— SET TASK —
All of the data that follows should be retyped exactly, please, except the pictures.

— SUPPLIED INFORMATION —

┏━━

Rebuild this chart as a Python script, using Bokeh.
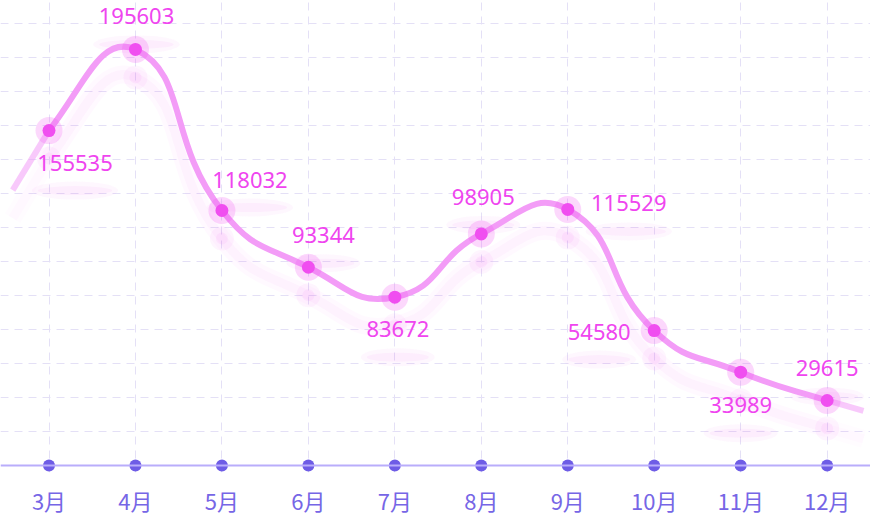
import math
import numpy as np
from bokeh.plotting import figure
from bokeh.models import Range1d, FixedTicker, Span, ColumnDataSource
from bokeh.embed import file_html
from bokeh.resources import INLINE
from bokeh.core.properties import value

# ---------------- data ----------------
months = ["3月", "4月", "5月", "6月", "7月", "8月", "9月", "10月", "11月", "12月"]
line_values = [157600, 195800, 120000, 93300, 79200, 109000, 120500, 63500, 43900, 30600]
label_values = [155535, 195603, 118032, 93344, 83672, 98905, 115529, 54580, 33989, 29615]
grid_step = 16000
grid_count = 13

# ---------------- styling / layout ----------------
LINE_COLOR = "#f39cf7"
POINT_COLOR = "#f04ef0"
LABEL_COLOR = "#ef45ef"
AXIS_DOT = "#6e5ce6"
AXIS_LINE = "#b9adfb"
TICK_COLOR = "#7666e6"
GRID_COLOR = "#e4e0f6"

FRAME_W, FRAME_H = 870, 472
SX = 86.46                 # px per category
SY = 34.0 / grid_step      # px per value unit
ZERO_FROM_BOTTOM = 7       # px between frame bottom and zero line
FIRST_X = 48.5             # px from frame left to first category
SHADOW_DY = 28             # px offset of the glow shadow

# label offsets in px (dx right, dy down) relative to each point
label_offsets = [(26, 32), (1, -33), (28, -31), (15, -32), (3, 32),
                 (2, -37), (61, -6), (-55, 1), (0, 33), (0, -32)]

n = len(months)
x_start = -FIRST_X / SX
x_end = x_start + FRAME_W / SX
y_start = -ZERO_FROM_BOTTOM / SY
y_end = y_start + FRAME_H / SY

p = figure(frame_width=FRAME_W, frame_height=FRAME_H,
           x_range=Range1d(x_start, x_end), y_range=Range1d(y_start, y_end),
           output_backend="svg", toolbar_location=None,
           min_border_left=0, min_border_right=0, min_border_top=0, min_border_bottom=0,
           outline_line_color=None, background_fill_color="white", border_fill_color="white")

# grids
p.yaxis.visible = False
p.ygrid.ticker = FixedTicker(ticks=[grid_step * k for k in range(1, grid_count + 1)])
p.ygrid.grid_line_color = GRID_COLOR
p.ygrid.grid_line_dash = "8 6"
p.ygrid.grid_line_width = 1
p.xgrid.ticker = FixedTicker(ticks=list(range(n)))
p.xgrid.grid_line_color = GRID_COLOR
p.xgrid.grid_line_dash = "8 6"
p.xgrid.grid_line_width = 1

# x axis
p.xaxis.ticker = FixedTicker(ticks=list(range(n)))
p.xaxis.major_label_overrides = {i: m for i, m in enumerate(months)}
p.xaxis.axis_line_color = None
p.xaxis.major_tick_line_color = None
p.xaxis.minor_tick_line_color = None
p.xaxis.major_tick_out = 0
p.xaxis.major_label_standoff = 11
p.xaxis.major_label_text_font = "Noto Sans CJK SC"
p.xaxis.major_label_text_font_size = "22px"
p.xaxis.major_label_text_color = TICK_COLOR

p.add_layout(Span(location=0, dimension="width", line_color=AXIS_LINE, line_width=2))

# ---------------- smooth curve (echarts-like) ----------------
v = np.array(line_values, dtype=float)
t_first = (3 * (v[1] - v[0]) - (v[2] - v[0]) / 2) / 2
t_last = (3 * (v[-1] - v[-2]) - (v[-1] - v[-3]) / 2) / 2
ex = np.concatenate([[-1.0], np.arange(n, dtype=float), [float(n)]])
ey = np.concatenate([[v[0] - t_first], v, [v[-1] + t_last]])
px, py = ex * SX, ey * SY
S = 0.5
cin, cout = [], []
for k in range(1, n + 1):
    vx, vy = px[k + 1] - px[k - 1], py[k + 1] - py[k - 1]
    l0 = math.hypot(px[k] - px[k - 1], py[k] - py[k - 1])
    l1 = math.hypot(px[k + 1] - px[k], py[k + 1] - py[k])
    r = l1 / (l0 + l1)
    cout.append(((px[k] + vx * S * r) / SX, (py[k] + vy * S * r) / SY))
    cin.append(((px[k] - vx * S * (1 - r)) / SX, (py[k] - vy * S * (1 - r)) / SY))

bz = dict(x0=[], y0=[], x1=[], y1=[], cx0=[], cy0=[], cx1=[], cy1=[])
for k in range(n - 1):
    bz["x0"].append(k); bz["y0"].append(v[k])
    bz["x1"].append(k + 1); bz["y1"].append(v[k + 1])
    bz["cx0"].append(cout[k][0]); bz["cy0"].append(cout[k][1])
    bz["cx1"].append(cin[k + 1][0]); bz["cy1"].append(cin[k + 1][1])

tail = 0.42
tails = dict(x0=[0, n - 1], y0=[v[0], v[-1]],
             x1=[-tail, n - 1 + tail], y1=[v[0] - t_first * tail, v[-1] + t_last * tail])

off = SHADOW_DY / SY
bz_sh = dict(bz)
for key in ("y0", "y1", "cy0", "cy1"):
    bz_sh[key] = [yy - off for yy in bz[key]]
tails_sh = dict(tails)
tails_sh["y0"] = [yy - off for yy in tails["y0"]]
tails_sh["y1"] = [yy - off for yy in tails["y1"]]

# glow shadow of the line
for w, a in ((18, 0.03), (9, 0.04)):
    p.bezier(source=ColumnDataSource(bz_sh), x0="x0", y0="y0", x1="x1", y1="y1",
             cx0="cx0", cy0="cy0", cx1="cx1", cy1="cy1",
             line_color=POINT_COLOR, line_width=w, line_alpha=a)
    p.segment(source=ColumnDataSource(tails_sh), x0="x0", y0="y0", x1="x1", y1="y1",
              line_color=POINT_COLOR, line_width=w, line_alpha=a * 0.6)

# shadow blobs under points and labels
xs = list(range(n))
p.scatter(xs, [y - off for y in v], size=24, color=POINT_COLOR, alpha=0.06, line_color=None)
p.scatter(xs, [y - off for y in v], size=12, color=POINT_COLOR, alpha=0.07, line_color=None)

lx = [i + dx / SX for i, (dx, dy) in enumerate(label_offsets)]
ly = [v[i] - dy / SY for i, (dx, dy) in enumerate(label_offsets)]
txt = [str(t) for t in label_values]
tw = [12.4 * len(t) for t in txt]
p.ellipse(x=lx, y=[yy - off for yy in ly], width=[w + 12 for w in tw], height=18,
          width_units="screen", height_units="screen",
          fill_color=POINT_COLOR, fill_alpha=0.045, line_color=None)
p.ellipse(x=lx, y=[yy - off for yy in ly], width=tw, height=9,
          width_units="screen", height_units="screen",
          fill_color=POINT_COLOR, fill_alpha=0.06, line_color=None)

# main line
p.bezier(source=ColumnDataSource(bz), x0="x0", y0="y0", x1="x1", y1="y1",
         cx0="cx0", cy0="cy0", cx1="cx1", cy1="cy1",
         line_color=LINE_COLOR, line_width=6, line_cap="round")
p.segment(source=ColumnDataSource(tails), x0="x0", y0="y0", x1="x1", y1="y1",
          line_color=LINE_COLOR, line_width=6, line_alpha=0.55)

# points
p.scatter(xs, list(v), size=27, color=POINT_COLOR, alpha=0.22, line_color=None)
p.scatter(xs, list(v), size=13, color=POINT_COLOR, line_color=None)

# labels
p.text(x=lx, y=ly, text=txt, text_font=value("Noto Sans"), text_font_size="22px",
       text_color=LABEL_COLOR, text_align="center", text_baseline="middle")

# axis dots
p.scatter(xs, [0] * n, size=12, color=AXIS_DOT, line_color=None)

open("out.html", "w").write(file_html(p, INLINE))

┗━━

— ANSWER TO THIS EXERCISE —
Rebuild this chart as a Python script, using Bokeh.
import math
import numpy as np
from bokeh.plotting import figure
from bokeh.models import Range1d, FixedTicker, Span, ColumnDataSource
from bokeh.embed import file_html
from bokeh.resources import INLINE
from bokeh.core.properties import value

# ---------------- data ----------------
months = ["3月", "4月", "5月", "6月", "7月", "8月", "9月", "10月", "11月", "12月"]
line_values = [157600, 195800, 120000, 93300, 79200, 109000, 120500, 63500, 43900, 30600]
label_values = [155535, 195603, 118032, 93344, 83672, 98905, 115529, 54580, 33989, 29615]
grid_step = 16000
grid_count = 13

# ---------------- styling / layout ----------------
LINE_COLOR = "#f39cf7"
POINT_COLOR = "#f04ef0"
LABEL_COLOR = "#ef45ef"
AXIS_DOT = "#6e5ce6"
AXIS_LINE = "#b9adfb"
TICK_COLOR = "#7666e6"
GRID_COLOR = "#e4e0f6"

FRAME_W, FRAME_H = 870, 472
SX = 86.46                 # px per category
SY = 34.0 / grid_step      # px per value unit
ZERO_FROM_BOTTOM = 7       # px between frame bottom and zero line
FIRST_X = 48.5             # px from frame left to first category
SHADOW_DY = 28             # px offset of the glow shadow

# label offsets in px (dx right, dy down) relative to each point
label_offsets = [(26, 32), (1, -33), (28, -31), (15, -32), (3, 32),
                 (2, -37), (61, -6), (-55, 1), (0, 33), (0, -32)]

n = len(months)
x_start = -FIRST_X / SX
x_end = x_start + FRAME_W / SX
y_start = -ZERO_FROM_BOTTOM / SY
y_end = y_start + FRAME_H / SY

p = figure(frame_width=FRAME_W, frame_height=FRAME_H,
           x_range=Range1d(x_start, x_end), y_range=Range1d(y_start, y_end),
           output_backend="svg", toolbar_location=None,
           min_border_left=0, min_border_right=0, min_border_top=0, min_border_bottom=0,
           outline_line_color=None, background_fill_color="white", border_fill_color="white")

# grids
p.yaxis.visible = False
p.ygrid.ticker = FixedTicker(ticks=[grid_step * k for k in range(1, grid_count + 1)])
p.ygrid.grid_line_color = GRID_COLOR
p.ygrid.grid_line_dash = "8 6"
p.ygrid.grid_line_width = 1
p.xgrid.ticker = FixedTicker(ticks=list(range(n)))
p.xgrid.grid_line_color = GRID_COLOR
p.xgrid.grid_line_dash = "8 6"
p.xgrid.grid_line_width = 1

# x axis
p.xaxis.ticker = FixedTicker(ticks=list(range(n)))
p.xaxis.major_label_overrides = {i: m for i, m in enumerate(months)}
p.xaxis.axis_line_color = None
p.xaxis.major_tick_line_color = None
p.xaxis.minor_tick_line_color = None
p.xaxis.major_tick_out = 0
p.xaxis.major_label_standoff = 11
p.xaxis.major_label_text_font = "Noto Sans CJK SC"
p.xaxis.major_label_text_font_size = "22px"
p.xaxis.major_label_text_color = TICK_COLOR

p.add_layout(Span(location=0, dimension="width", line_color=AXIS_LINE, line_width=2))

# ---------------- smooth curve (echarts-like) ----------------
v = np.array(line_values, dtype=float)
t_first = (3 * (v[1] - v[0]) - (v[2] - v[0]) / 2) / 2
t_last = (3 * (v[-1] - v[-2]) - (v[-1] - v[-3]) / 2) / 2
ex = np.concatenate([[-1.0], np.arange(n, dtype=float), [float(n)]])
ey = np.concatenate([[v[0] - t_first], v, [v[-1] + t_last]])
px, py = ex * SX, ey * SY
S = 0.5
cin, cout = [], []
for k in range(1, n + 1):
    vx, vy = px[k + 1] - px[k - 1], py[k + 1] - py[k - 1]
    l0 = math.hypot(px[k] - px[k - 1], py[k] - py[k - 1])
    l1 = math.hypot(px[k + 1] - px[k], py[k + 1] - py[k])
    r = l1 / (l0 + l1)
    cout.append(((px[k] + vx * S * r) / SX, (py[k] + vy * S * r) / SY))
    cin.append(((px[k] - vx * S * (1 - r)) / SX, (py[k] - vy * S * (1 - r)) / SY))

bz = dict(x0=[], y0=[], x1=[], y1=[], cx0=[], cy0=[], cx1=[], cy1=[])
for k in range(n - 1):
    bz["x0"].append(k); bz["y0"].append(v[k])
    bz["x1"].append(k + 1); bz["y1"].append(v[k + 1])
    bz["cx0"].append(cout[k][0]); bz["cy0"].append(cout[k][1])
    bz["cx1"].append(cin[k + 1][0]); bz["cy1"].append(cin[k + 1][1])

tail = 0.42
tails = dict(x0=[0, n - 1], y0=[v[0], v[-1]],
             x1=[-tail, n - 1 + tail], y1=[v[0] - t_first * tail, v[-1] + t_last * tail])

off = SHADOW_DY / SY
bz_sh = dict(bz)
for key in ("y0", "y1", "cy0", "cy1"):
    bz_sh[key] = [yy - off for yy in bz[key]]
tails_sh = dict(tails)
tails_sh["y0"] = [yy - off for yy in tails["y0"]]
tails_sh["y1"] = [yy - off for yy in tails["y1"]]

# glow shadow of the line
for w, a in ((18, 0.03), (9, 0.04)):
    p.bezier(source=ColumnDataSource(bz_sh), x0="x0", y0="y0", x1="x1", y1="y1",
             cx0="cx0", cy0="cy0", cx1="cx1", cy1="cy1",
             line_color=POINT_COLOR, line_width=w, line_alpha=a)
    p.segment(source=ColumnDataSource(tails_sh), x0="x0", y0="y0", x1="x1", y1="y1",
              line_color=POINT_COLOR, line_width=w, line_alpha=a * 0.6)

# shadow blobs under points and labels
xs = list(range(n))
p.scatter(xs, [y - off for y in v], size=24, color=POINT_COLOR, alpha=0.06, line_color=None)
p.scatter(xs, [y - off for y in v], size=12, color=POINT_COLOR, alpha=0.07, line_color=None)

lx = [i + dx / SX for i, (dx, dy) in enumerate(label_offsets)]
ly = [v[i] - dy / SY for i, (dx, dy) in enumerate(label_offsets)]
txt = [str(t) for t in label_values]
tw = [12.4 * len(t) for t in txt]
p.ellipse(x=lx, y=[yy - off for yy in ly], width=[w + 12 for w in tw], height=18,
          width_units="screen", height_units="screen",
          fill_color=POINT_COLOR, fill_alpha=0.045, line_color=None)
p.ellipse(x=lx, y=[yy - off for yy in ly], width=tw, height=9,
          width_units="screen", height_units="screen",
          fill_color=POINT_COLOR, fill_alpha=0.06, line_color=None)

# main line
p.bezier(source=ColumnDataSource(bz), x0="x0", y0="y0", x1="x1", y1="y1",
         cx0="cx0", cy0="cy0", cx1="cx1", cy1="cy1",
         line_color=LINE_COLOR, line_width=6, line_cap="round")
p.segment(source=ColumnDataSource(tails), x0="x0", y0="y0", x1="x1", y1="y1",
          line_color=LINE_COLOR, line_width=6, line_alpha=0.55)

# points
p.scatter(xs, list(v), size=27, color=POINT_COLOR, alpha=0.22, line_color=None)
p.scatter(xs, list(v), size=13, color=POINT_COLOR, line_color=None)

# labels
p.text(x=lx, y=ly, text=txt, text_font=value("Noto Sans"), text_font_size="22px",
       text_color=LABEL_COLOR, text_align="center", text_baseline="middle")

# axis dots
p.scatter(xs, [0] * n, size=12, color=AXIS_DOT, line_color=None)

open("out.html", "w").write(file_html(p, INLINE))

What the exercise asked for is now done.